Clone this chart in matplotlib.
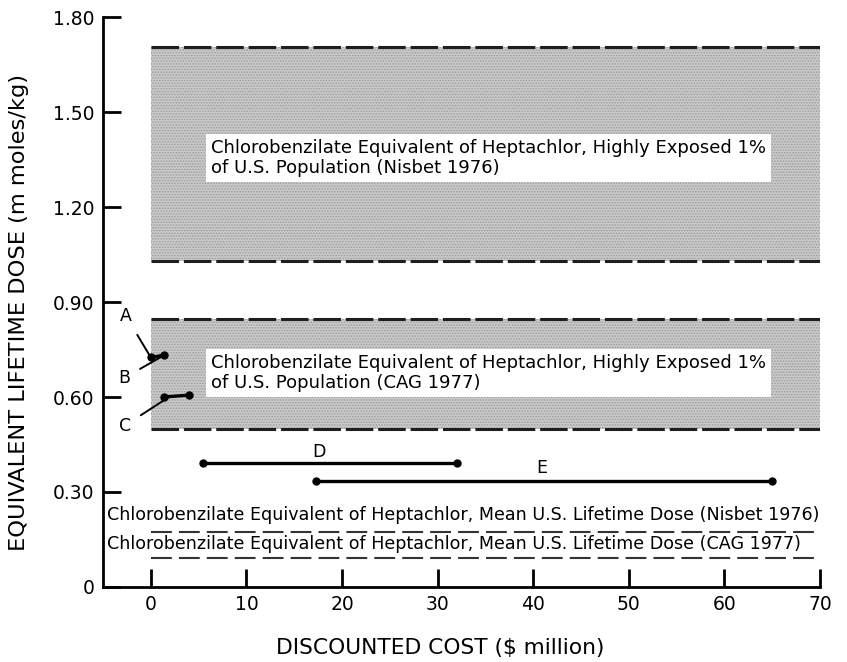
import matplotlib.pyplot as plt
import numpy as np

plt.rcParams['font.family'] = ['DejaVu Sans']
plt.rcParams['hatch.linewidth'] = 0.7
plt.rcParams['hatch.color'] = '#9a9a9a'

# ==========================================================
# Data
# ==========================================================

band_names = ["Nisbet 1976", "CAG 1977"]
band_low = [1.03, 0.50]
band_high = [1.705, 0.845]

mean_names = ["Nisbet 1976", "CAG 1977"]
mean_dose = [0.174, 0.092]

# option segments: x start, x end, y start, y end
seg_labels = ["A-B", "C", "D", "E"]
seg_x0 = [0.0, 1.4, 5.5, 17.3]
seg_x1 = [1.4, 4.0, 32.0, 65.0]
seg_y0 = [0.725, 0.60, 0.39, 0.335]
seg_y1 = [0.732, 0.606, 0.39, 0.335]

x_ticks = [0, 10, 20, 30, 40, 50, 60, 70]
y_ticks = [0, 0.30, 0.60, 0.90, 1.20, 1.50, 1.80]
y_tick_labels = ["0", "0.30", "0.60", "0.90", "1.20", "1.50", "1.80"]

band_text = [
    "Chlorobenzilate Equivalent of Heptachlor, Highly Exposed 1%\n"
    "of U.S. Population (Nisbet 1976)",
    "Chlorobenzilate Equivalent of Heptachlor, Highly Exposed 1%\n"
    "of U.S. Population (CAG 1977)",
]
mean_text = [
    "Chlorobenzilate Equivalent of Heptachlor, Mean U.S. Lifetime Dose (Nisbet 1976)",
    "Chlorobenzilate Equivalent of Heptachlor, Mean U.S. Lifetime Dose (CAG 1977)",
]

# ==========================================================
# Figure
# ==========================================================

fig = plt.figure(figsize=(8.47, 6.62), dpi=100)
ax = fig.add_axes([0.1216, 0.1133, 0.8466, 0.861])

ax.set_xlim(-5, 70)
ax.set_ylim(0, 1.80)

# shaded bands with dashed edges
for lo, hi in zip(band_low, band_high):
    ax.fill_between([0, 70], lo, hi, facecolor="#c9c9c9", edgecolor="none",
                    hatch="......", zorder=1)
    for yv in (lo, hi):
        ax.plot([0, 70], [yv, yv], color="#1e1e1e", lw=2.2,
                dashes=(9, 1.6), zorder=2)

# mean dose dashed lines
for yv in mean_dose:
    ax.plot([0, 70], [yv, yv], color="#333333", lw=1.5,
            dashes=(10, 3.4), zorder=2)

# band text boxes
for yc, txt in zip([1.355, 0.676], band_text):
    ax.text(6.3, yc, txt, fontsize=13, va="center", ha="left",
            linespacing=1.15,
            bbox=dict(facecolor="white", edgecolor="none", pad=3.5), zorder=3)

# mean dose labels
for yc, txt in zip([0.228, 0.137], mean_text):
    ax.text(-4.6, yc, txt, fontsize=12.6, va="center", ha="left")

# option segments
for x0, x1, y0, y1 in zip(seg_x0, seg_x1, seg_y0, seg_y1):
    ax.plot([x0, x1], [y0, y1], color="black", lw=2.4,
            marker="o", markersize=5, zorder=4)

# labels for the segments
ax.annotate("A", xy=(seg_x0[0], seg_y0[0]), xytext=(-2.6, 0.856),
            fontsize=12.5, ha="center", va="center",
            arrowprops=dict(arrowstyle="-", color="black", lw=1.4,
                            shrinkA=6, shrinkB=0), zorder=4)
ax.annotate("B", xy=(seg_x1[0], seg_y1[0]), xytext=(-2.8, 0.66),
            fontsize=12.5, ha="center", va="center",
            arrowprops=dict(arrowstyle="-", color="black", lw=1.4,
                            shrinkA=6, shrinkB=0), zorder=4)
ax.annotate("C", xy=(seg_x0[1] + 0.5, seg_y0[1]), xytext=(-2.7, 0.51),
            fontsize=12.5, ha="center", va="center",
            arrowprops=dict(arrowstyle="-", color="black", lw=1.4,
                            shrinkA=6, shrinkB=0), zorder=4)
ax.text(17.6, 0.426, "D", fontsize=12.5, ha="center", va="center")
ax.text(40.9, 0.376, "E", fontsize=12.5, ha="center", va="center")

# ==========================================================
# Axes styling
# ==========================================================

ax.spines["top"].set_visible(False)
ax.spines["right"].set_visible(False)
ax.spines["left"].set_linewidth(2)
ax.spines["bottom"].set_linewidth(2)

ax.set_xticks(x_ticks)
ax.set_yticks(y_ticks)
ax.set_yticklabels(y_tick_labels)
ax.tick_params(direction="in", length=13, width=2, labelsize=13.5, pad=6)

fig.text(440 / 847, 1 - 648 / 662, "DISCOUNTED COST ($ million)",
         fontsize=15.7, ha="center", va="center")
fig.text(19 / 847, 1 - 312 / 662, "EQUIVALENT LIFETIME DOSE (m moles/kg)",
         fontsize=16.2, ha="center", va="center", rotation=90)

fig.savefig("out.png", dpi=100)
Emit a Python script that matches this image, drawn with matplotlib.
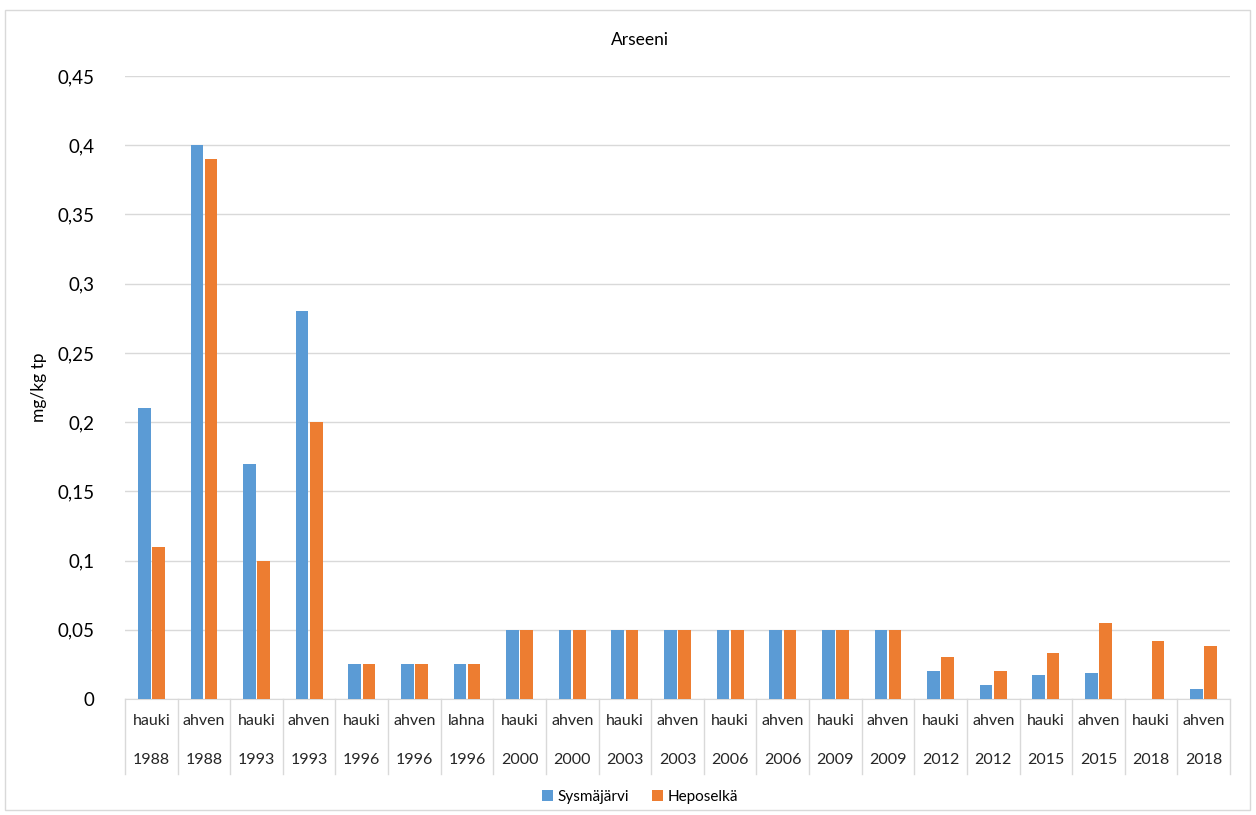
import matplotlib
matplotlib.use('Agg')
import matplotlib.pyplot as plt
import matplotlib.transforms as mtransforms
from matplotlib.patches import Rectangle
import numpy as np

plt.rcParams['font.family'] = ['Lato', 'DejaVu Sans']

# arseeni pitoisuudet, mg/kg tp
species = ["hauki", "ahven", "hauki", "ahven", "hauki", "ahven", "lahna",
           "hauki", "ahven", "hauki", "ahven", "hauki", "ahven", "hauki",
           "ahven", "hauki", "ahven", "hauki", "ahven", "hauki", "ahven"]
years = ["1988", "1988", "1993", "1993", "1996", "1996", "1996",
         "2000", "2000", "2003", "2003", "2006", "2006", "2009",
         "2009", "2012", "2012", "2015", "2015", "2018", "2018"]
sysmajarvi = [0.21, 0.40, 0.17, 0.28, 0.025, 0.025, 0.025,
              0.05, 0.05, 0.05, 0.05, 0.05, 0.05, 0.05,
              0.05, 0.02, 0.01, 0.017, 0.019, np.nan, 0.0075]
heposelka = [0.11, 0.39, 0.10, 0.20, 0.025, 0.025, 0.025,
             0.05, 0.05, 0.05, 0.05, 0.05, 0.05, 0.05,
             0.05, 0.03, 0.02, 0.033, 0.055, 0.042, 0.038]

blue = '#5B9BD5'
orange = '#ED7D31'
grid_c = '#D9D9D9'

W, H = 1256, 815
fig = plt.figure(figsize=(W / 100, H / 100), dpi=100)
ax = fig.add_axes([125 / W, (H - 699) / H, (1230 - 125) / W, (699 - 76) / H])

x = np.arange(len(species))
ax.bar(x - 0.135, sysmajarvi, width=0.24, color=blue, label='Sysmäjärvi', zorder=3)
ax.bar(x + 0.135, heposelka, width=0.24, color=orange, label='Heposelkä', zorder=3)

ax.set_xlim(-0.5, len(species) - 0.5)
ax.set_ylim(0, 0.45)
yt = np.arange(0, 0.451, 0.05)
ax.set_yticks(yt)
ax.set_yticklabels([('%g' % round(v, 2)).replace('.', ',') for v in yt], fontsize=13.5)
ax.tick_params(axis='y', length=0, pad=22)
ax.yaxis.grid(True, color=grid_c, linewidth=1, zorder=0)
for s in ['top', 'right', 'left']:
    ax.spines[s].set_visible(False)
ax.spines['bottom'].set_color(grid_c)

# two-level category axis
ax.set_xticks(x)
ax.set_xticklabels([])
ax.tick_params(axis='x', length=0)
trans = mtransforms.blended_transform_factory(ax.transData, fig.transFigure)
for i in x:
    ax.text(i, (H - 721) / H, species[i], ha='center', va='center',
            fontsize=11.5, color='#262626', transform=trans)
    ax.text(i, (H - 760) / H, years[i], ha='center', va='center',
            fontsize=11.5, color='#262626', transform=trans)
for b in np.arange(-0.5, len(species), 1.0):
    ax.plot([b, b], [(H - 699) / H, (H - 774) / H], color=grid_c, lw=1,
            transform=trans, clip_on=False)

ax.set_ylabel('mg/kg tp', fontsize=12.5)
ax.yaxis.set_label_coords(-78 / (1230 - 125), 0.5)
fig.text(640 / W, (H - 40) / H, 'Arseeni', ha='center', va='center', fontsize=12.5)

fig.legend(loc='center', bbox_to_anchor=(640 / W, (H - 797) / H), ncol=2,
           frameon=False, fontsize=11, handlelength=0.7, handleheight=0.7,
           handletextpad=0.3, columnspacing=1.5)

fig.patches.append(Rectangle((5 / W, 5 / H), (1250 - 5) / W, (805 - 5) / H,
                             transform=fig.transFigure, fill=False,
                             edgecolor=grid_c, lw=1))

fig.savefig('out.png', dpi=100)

####################

_Written request_.
Please quote exactly the run of lines that starts the entries and ends at the line containing "mean_dose = [0.174, 0.092]", leaving out every picture.

_Solved exercise_.
Clone this chart in matplotlib.
import matplotlib.pyplot as plt
import numpy as np

plt.rcParams['font.family'] = ['DejaVu Sans']
plt.rcParams['hatch.linewidth'] = 0.7
plt.rcParams['hatch.color'] = '#9a9a9a'

# ==========================================================
# Data
# ==========================================================

band_names = ["Nisbet 1976", "CAG 1977"]
band_low = [1.03, 0.50]
band_high = [1.705, 0.845]

mean_names = ["Nisbet 1976", "CAG 1977"]
mean_dose = [0.174, 0.092]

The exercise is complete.